Estudió la preparatoria –entonces de cinco años de duración– en el memorable Instituto Literario de Yucatán, en donde veneró a sus maestros don Nicolás Moguel, de historia universal, don Martín Medina Rosado, de raíces griegas y latinas, y don Joaquín Ancona Albertos, de cosmografía, de los cuales recibió formadora e inolvidable influencia; y compartió salón de clases con los futuros etnógrafo Alfonso Villa Rojas y escritor Miguel Ángel Menéndez Reyes, admirado amigo suyo por siempre. Recién fundada la Universidad del Sureste, sucesora del “abuelo” Instituto, los jóvenes Jesús Amaro Gamboa, Álvaro Peniche Castellanos y Francisco Canto Rosas crearon y dirigieron en el año 1922 el primer organismo estudiantil universitario yucateco: el Círculo de Estudiantes Preparatorianos de Yucatán, el cual cambió el primer nombre por el de “Liga”, según indicaciones del gobernador Felipe Carrillo Puerto, con quien los muchachos habían sostenido una emocionada entrevista.
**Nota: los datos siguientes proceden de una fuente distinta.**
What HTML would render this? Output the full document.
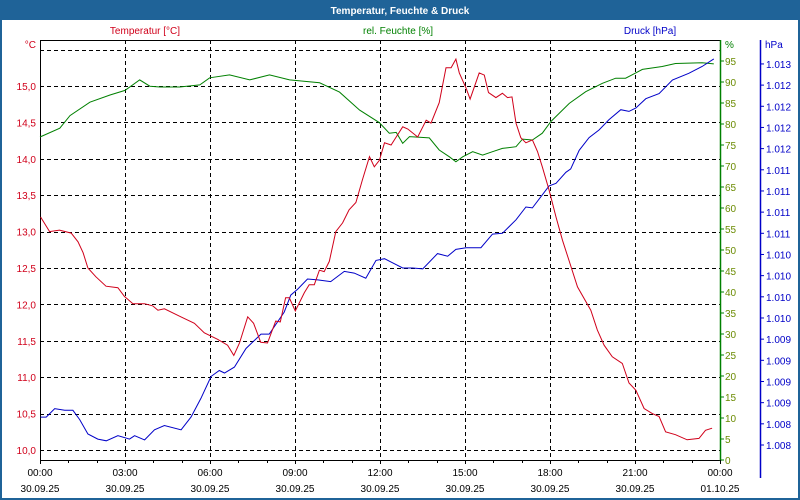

Siendo todavía alumno en la Facultad de Jurisprudencia, realizó sus prácticas profesionales como escribiente en el Tribunal Superior de Justicia, adscrito –con mucha fortuna para él– al magistrado, pedagogo, poeta y dramaturgo Marcial Cervera Buenfil, figura determinante en el estímulo de sus inclinaciones literarias. Esto le llevaría, como se acostumbraba entonces, a declamar en distintos foros sus propios poemas, así como a publicarlos. Incluso formó parte de las directivas de las revistas Ultra y Azul –conforme asienta José Esquiven Pren en su conocida obra– y de la sociedad Literaria Jesús Urueta, fundada por él mismo y su condiscípulo e íntimo amigo de toda la vida, el mencionado Francisco Canto Rosas, su admirado “Pancho Canto”; compartían su devoción por Urueta, el brillante y supremo orador literario, poeta y prosista, recién fallecido entonces.
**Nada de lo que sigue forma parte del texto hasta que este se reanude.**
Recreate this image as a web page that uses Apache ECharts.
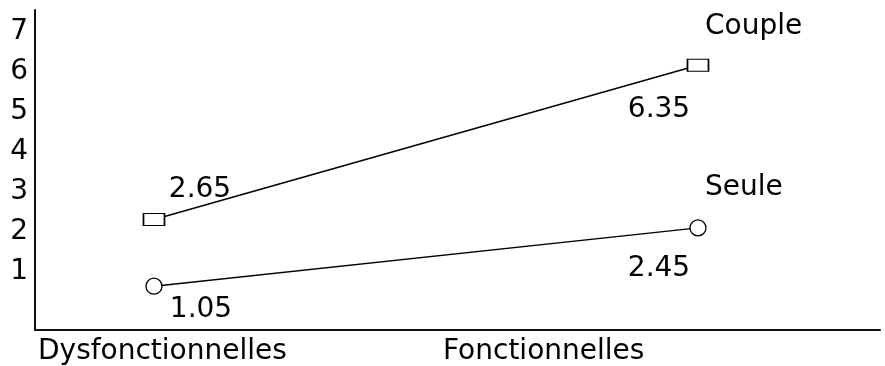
<!DOCTYPE html>
<html>
<head>
<meta charset="utf-8">
<script src="https://cdn.jsdelivr.net/npm/echarts@6/dist/echarts.min.js"></script>
<style>
  html, body { margin: 0; padding: 0; background: #fff; }
  #chart { width: 885px; height: 366px; }
</style>
</head>
<body>
<div id="chart"></div>
<script>
const categories = ['Dysfonctionnelles', 'Fonctionnelles'];
const categoryPos = [0, 1];
const yTicks = [1, 2, 3, 4, 5, 6, 7];
const couple = [2.65, 6.35];
const seule = [1.05, 2.45];

const font = 'DejaVu Sans';
const fs = 28;

const chartDom = document.getElementById('chart');
const myChart = echarts.init(chartDom);

// label offsets (px) for each point, relative to the marker
const coupleOffsets = [[46, -30], [-39, 45]];
const seuleOffsets = [[47, 24], [-39, 41]];

function points(values, offsets) {
  return values.map((v, i) => ({
    value: [categoryPos[i], v],
    label: {
      show: true,
      position: 'inside',
      offset: offsets[i],
      formatter: () => v.toFixed(2),
      color: '#000',
      fontFamily: font,
      fontSize: fs
    }
  }));
}

const lineSeries = (name, values, offsets, symbol, size, endOffset) => ({
  name,
  type: 'line',
  xAxisIndex: 0,
  yAxisIndex: 0,
  data: points(values, offsets),
  symbol,
  symbolSize: size,
  lineStyle: { color: '#000', width: 1.4 },
  itemStyle: { color: '#fff', borderColor: '#000', borderWidth: 1.3 },
  endLabel: {
    show: true,
    formatter: '{a}',
    distance: 0,
    offset: endOffset,
    color: '#000',
    fontFamily: font,
    fontSize: fs
  },
  emphasis: { disabled: true },
  z: 3
});

const option = {
  animation: false,
  backgroundColor: '#fff',
  grid: { left: 35, right: 5, top: 10, bottom: 35 },
  xAxis: [
    {
      type: 'value',
      min: -0.21875,
      max: 1.3346,
      axisLine: { show: true, onZero: false, lineStyle: { color: '#111', width: 2 } },
      axisTick: { show: false },
      axisLabel: { show: false },
      splitLine: { show: false }
    },
    {
      type: 'value',
      position: 'bottom',
      min: -0.0074,
      max: 2.079,
      axisLine: { show: false },
      axisTick: { show: false },
      splitLine: { show: false },
      axisLabel: {
        customValues: categoryPos,
        formatter: (v) => categories[Math.round(v)],
        align: 'left',
        margin: 8,
        color: '#000',
        fontFamily: font,
        fontSize: fs
      }
    }
  ],
  yAxis: [
    {
      type: 'value',
      min: 0,
      max: 7.674,
      axisLine: { show: true, onZero: false, lineStyle: { color: '#111', width: 2 } },
      axisTick: { show: false },
      axisLabel: { show: false },
      splitLine: { show: false }
    },
    {
      type: 'value',
      position: 'left',
      min: -0.443,
      max: 7.548,
      axisLine: { show: false, onZero: false },
      axisTick: { show: false },
      splitLine: { show: false },
      axisLabel: {
        customValues: yTicks,
        formatter: (v) => String(Math.round(v)),
        margin: 7,
        color: '#000',
        fontFamily: font,
        fontSize: fs
      }
    }
  ],
  series: [
    lineSeries('Couple', couple, coupleOffsets, 'rect', [21, 12], [7, -38]),
    lineSeries('Seule', seule, seuleOffsets, 'circle', 16, [7, -40])
  ]
};

myChart.setOption(option);
</script>
</body>
</html>
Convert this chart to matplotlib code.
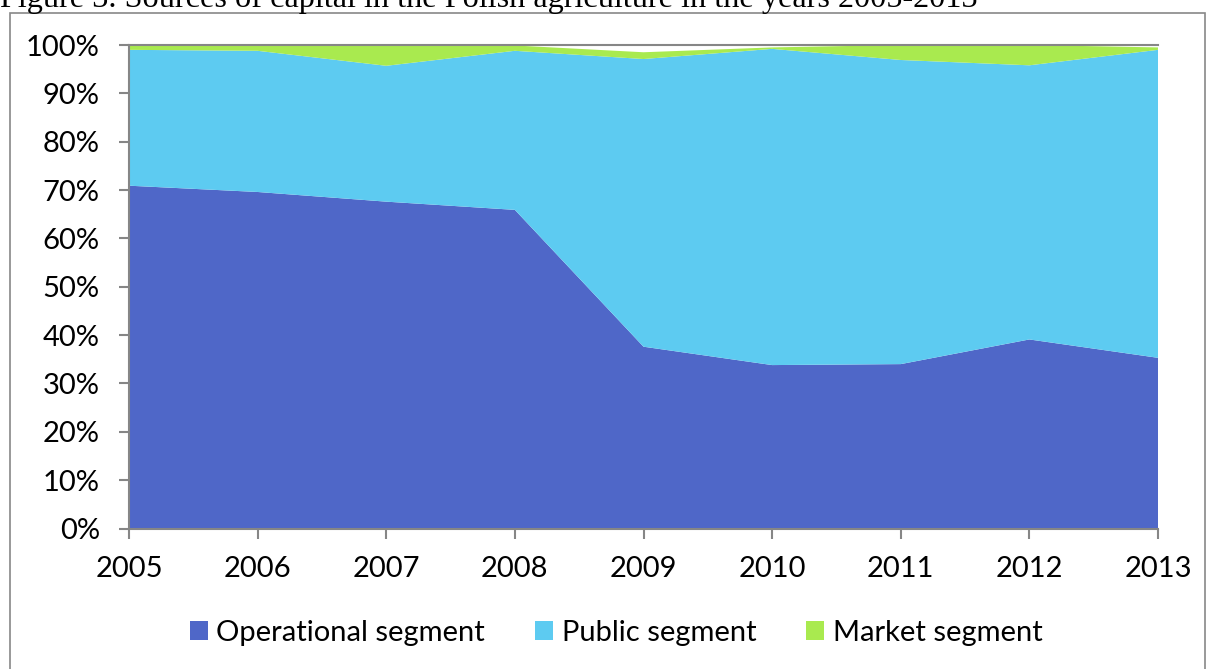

Concluyó sus estudios de derecho, ejerció cargos públicos y fue profesor de Oratoria Forense en la Facultad de Jurisprudencia, y de Lógica y de Historia del Movimiento Obrero en la Escuela Normal. En 1937 ingresó al Juzgado de Distrito, célula de la Suprema Corte de Justicia de la Nación, institución para la que trabajó, en Yucatán y en otros estados de la Federación, hasta su jubilación, que sobrepasó treinta y seis años de servicio.

Todavía en Mérida –antes de su periplo, como él decía–, su rica experiencia en el ámbito jurisdiccional determinó que en 1947 retornara a la Universidad para hacerse cargo de la cátedra de Garantías y Amparo en la que, a lo largo de quince años ininterrumpidos, ilustraba –a decir de muchos de sus sucesivos alumnos– su galana exposición con múltiples y diversos ejemplos arrancados vívidamente de su tarea cotidiana en el juzgado federal.

Ya jubilado de la Corte, y después de residir por segunda ocasión en Cuernavaca, ahora enseñando Garantías y Amparo y Derecho Constitucional en la Universidad de Morelos, retornó a Yucatán. Tras presidir el Tribunal Superior de Justicia del Estado, en 1984 se retiró definitivamente. Entonces se dedicó de nuevo a la lectura literaria y a escudriñar por televisión viejas y nuevas lides de boxeo, deporte basado en la gimnasia bóxer que siempre le había cautivado, al grado de haber asistido entre 1930 y 1950 a la mayoría de las funciones de boxeo en el memorable Circo Teatro Yucateco. (Eran tales su afición y sus conocimientos que la Comisión Municipal de Boxeo lo designó juez de ring, función que desempeñó por casi un decenio; incluso redactó y firmó con seudónimo, a principios de los años cuarenta, breves comentarios boxísticos publicados en alguna gacetilla o volante.)

Por las tardes se esmeró en cuidar y regar sus árboles frutales, y por las noches en pulsar su entrañable guitarra, acompañándose él mismo en el arte de la canción romántica… Once años después moriría en su vieja casa de la Colonia Pensiones, el diez de noviembre de 1995, hace exactamente quince años.